Aftertax 401k Contributions: Where They Make Sense
In the previous post, we’ve covered what you can expect from the Social Security program, depending on your age. Most of the younger investors we’ve spoken with inevitably concluded that they should be saving money via 401k-plan pre-tax deductions, where available through their employers. But we’ve gotten a number of questions about aftertax 401k contributions, which generally make sense for a small subset of the population.
The reason for the uptick in interest is because the option to make this type of contribution has been added to more and more plans following a change in IRS regulations in 2015. To figure out whether an aftertax 401k makes sense, we need to know whether you’re maxing out your 401k already. If you're not putting the full $18,000 (or $24,000 for those above 50) into it, you don't have any reason to make aftertax contributions to the plan because they will always be less effective than pretax and Roth contributions.
There are three types of 401k contributions that employees can make: pretax, Roth, and aftertax. Pretax and Roth are subject to the annual limits of $18,000 (under age 50) and $24,000 (over 50). There is also a higher limit of $54,000 that applies to all contributions, including employer-matching contributions, non-vested assets of employees who have left the plan, and aftertax contributions.
If an employee contributes $18,000 to 401k, the amount can start compounding immediately, and compounding is tax-deferred. When the investor begins withdrawing in retirement, the entire withdrawal is taxed at her ordinary income tax rate. The tax treatment of Roth 401k is exactly the opposite. The employee puts in money that has already been taxed, but withdrawals in retirement are tax-free. The money compounds on a tax-free basis, and the big payoff comes when she retires, since all withdrawals are tax-free.
So what’s the difference between Roth 401k and aftertax contributions? Both involve aftertax money, but the key difference is that the person who makes Roth 401k contributions enjoys tax-free compounding immediately, and withdrawals of the whole balance will be tax-free. By contrast, the aftertax 401k contributions are subject to tax-deferred compounding. When those funds are eventually withdrawn, they'll be taxed as ordinary income. So if you choose to make aftertax 401k contributions, you’ll get taxed twice: first you’ll pay the income tax, and then the appreciation tax.

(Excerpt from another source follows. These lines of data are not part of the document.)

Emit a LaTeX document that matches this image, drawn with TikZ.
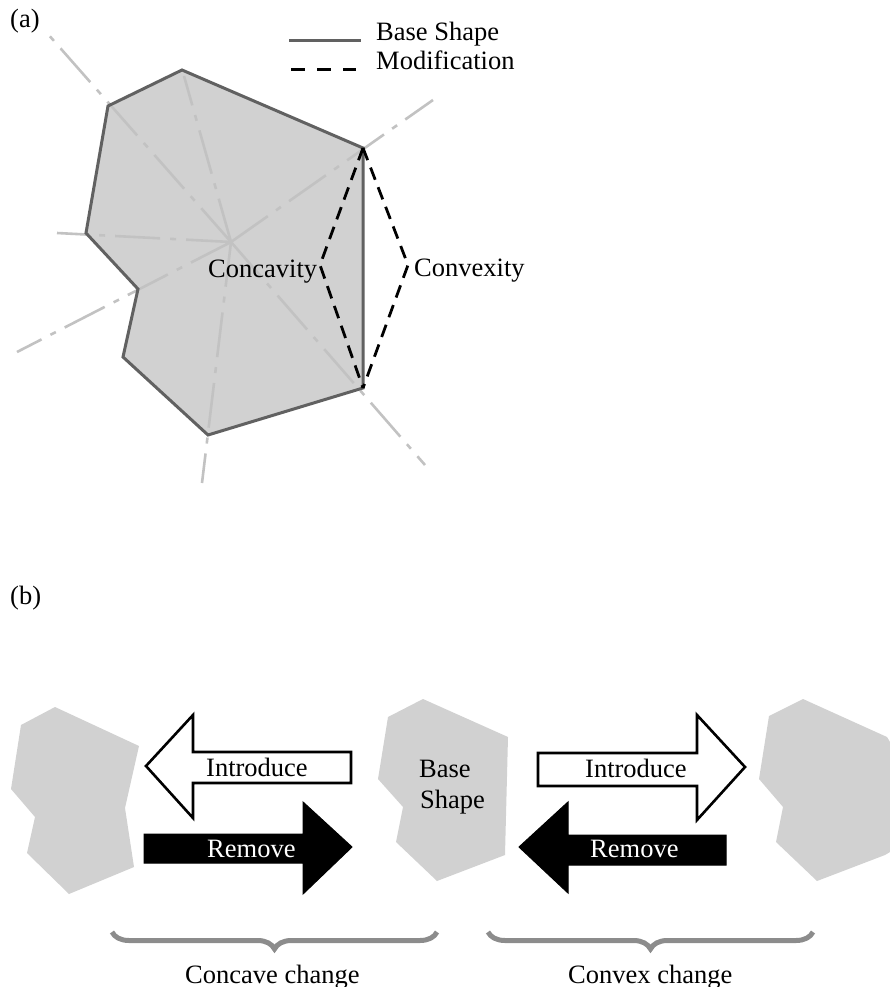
\documentclass[tikz,border=0pt]{standalone}
\usepackage{fontspec}
\setmainfont{Liberation Serif}
\usepackage{xcolor}
\usepackage{tikz}
\usetikzlibrary{decorations.pathreplacing}
\definecolor{blobgray}{gray}{0.82}
\definecolor{edgegray}{gray}{0.38}
\definecolor{spokegray}{gray}{0.76}
\definecolor{bracegray}{gray}{0.55}
\tikzstyle{blob} = [fill=blobgray, draw=none]
\tikzstyle{outline} = [draw=edgegray, line width=3pt, line join=miter]
\tikzstyle{spoke} = [draw=spokegray, line width=2.6pt,
                     dash pattern=on 45pt off 10pt on 6pt off 10pt]
\tikzstyle{modline} = [draw=black, line width=2.8pt, dash pattern=on 13pt off 8pt]
\tikzstyle{openarrow} = [draw=black, fill=white, line width=2.6pt, line join=miter]
\tikzstyle{fullarrow} = [draw=black, fill=black, line width=1pt, line join=miter]
\tikzstyle{lbl} = [inner sep=0pt, anchor=base west,
                   font=\fontsize{26.5}{32}\selectfont]
\tikzstyle{bracket} = [draw=bracegray, line width=5pt, decorate,
                       decoration={brace, amplitude=17pt, mirror}]

\begin{document}
\begin{tikzpicture}[x=1pt, y=-1pt]
  \useasboundingbox (0,0) rectangle (890,987);
  % Part (a)
  \node [lbl] (parta) at (10,28) {(a)};
  \coordinate (c) at (231,242);
  \coordinate (v1) at (182,70);
  \coordinate (v2) at (108,106);
  \coordinate (v3) at (86,233);
  \coordinate (v4) at (138,289);
  \coordinate (v5) at (123,357);
  \coordinate (v6) at (208,435);
  \coordinate (v7) at (363,388);
  \coordinate (v8) at (363,148);
  \fill [blob] (v1) -- (v2) -- (v3) -- (v4) -- (v5) -- (v6) -- (v7) -- (v8) -- cycle;
  % spokes from the centre
  \foreach \ex/\ey in {47/33, 184/76, 433/100, 57/233, 17/352, 202/483, 425/465}
    \draw [spoke] (c) -- (\ex,\ey);
  \draw [outline] (v1) -- (v2) -- (v3) -- (v4) -- (v5) -- (v6) -- (v7) -- (v8) -- cycle;
  % modifications
  \coordinate (cc) at (320,265);
  \coordinate (cx) at (408,265);
  \draw [modline] (v8) -- (cc) -- (v7);
  \draw [modline] (v8) -- (cx) -- (v7);
  \node [lbl] (concavity) at (208,277) {Concavity};
  \node [lbl] (convexity) at (414,276) {Convexity};
  % legend
  \draw [outline] (289,41) -- (361,41);
  \draw [draw=black, line width=3pt, dash pattern=on 14pt off 12pt] (291,70) -- (356,70);
  \node [lbl] (legbase) at (376,41) {Base Shape};
  \node [lbl] (legmod) at (376,70) {Modification};

  % Part (b)
  \node [lbl] (partb) at (10,604) {(b)};
  % shapes
  \fill [blob] (55,707) -- (139,746) -- (125,808) -- (134,867) -- (69,894)
    -- (27,853) -- (35,817) -- (11,789) -- (21,725) -- cycle;
  \fill [blob] (423,699) -- (508,737) -- (505,855) -- (437,881) -- (396,842)
    -- (403,807) -- (378,779) -- (388,717) -- cycle;
  \fill [blob] (803,699) -- (887,737) -- (890,742) -- (890,852) -- (885,855)
    -- (817,881) -- (776,842) -- (783,807) -- (759,779) -- (769,716) -- cycle;
  % arrows, concave side
  \filldraw [openarrow] (146,766) -- (193,715) -- (193,752) -- (351,752)
    -- (351,783) -- (193,783) -- (193,818) -- cycle;
  \filldraw [fullarrow] (144,834) -- (303,834) -- (303,802) -- (352,847)
    -- (303,894) -- (303,863) -- (144,863) -- cycle;
  % arrows, convex side
  \filldraw [openarrow] (538,753) -- (697,753) -- (697,715) -- (745,767)
    -- (697,820) -- (697,786) -- (538,786) -- cycle;
  \filldraw [fullarrow] (519,847) -- (568,802) -- (568,835) -- (726,835)
    -- (726,865) -- (568,865) -- (568,893) -- cycle;
  % texts
  \node [lbl] (intro1) at (206,776) {Introduce};
  \node [lbl, text=white] (remove1) at (207,857) {Remove};
  \node [lbl] (base) at (419,777) {Base};
  \node [lbl] (shape) at (420,808) {Shape};
  \node [lbl] (intro2) at (585,777) {Introduce};
  \node [lbl, text=white] (remove2) at (590,857) {Remove};
  % braces
  \draw [bracket] (112,932) -- (437,932);
  \draw [bracket] (488,932) -- (813,932);
  \node [lbl] (concave) at (185,983) {Concave change};
  \node [lbl] (convex) at (568,983) {Convex change};
\end{tikzpicture}
\end{document}
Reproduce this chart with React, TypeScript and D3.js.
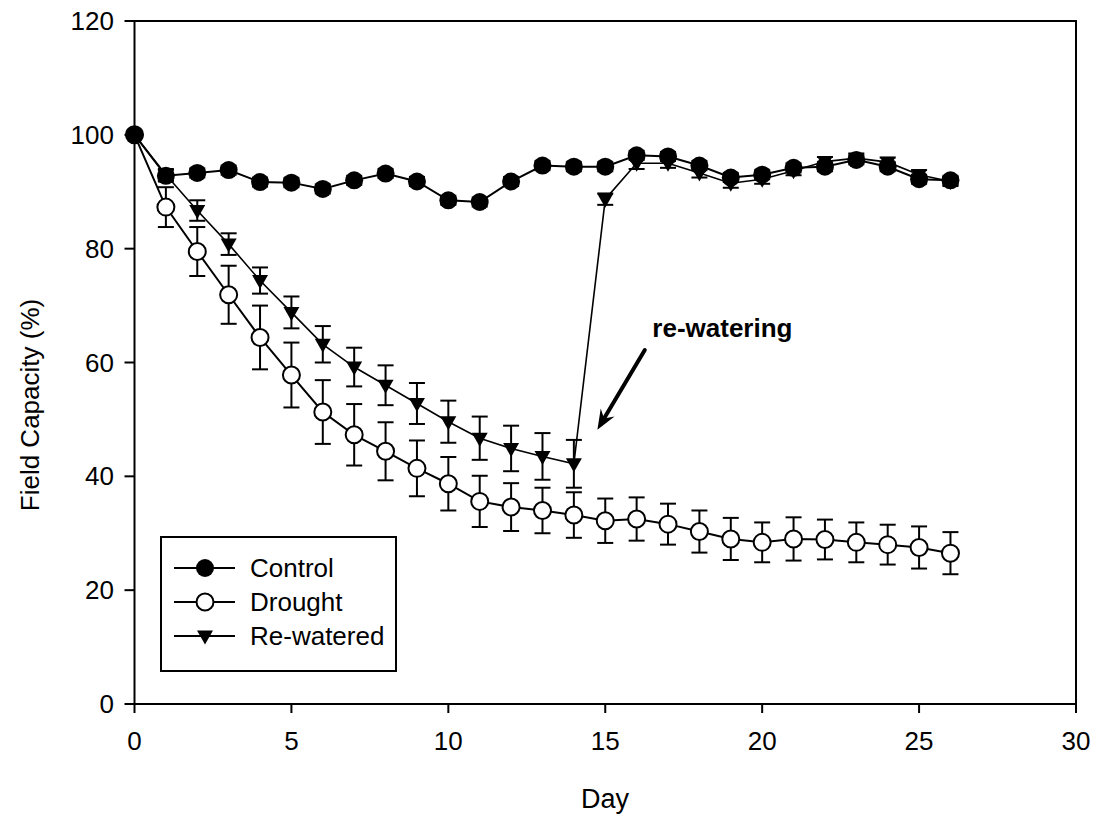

So why would anyone bother with aftertax contributions? The benefit of the aftertax 401k comes in only after someone has maxed out the contribution limit ($18,000 for people below 50 years of age), contributed to an IRA, and still has excess money to invest for retirement. For such investors, the main benefit comes in when they are able to get the aftertax 401k assets out of the plan and rolled over into a Roth IRA, where they can begin compounding tax-free. Also, wealthy investors don’t need to worry about not fully using Roth assets, since they can be passed on to heirs. For affluent investors and job-hoppers who can get their aftertax 401k assets into a Roth IRA while they're still working, the aftertax 401k can be particularly appealing.